I fully expected to give in for "King Kong," but upon learning that it tops three hours I got a bad case of icy feet. I'm still waiting for my dogs to thaw. What in the name of all that is unholy can justify a three-hour telling of "King Kong"?

Anyway, while I tend to my blood pressure, feel free to amuse yourself with the following handful of scary fiction titles, old and new, just ripe for the picking ...

  • "Stinger"--Now, here's a film that would actually have to be at least three hours long in order to work, but holy smokes would it be an attention grabber! The problem is that it's truly one of the great horror novels. Turning it into a film would be like playing with fire. Love, friendship, loyalty, courage, mind-numbing terror ... Robert R. McCammon's "Stinger" has it all.

  • "The Rats in the Walls"--Stuart Gordon really needs to add this to his catalog of Lovecraft adaptations. It's every bit as delightful as the title implies.

  • "The Damnation Game"--Yeah, I know. It's coming, it's coming.
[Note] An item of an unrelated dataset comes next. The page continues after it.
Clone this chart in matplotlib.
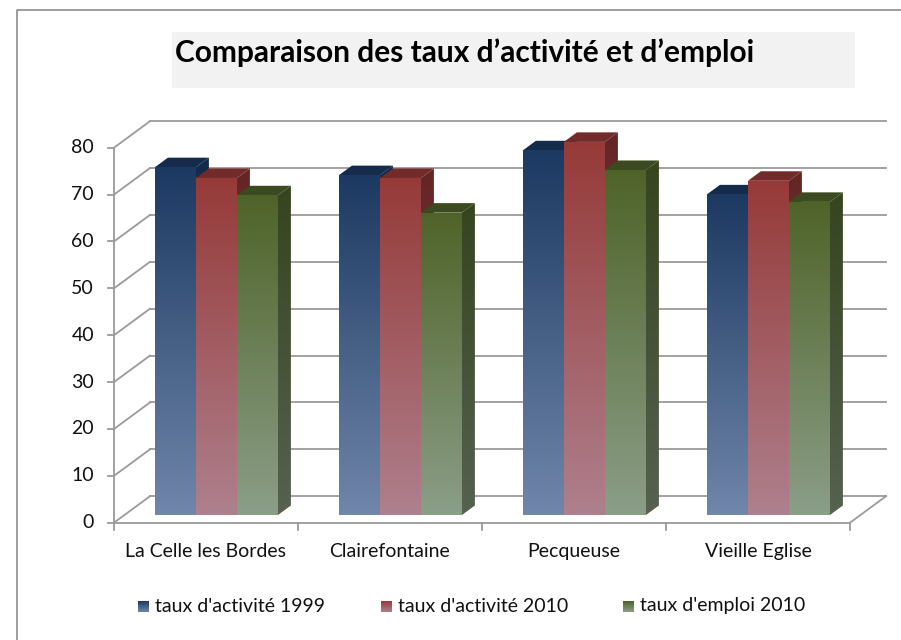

Well not soon enough, dammit. An adaptation of Clive Barker's quasi-gothic Faust tale is past due.

  • "Created By"--This would be one of the most satirical genre films of all time if it was produced. But please, let Richard Christian Matheson write the screenplay from his own novel. The voice and style are too original to be handed off.

  • "A Slate Roof in the Rain"--I don't mean this in a disrespectful way, but Jeremy Dyson's short story could probably be improved upon with the right cinematic treatment. It contains all the right atmosphere, but based as it is on the emotional impact of paintings (and the peculiar characteristics of some), it cries out to be adapted to a visual medium.

  • "She Loved to Cook"--There's a good chance you haven't heard of this one yet, but the author, Shyam Dodge, is one to watch. This story appears in Book II of the literary journal Sweet Fancy Moses. It's ripping good stuff. Psychological horror at its rawest.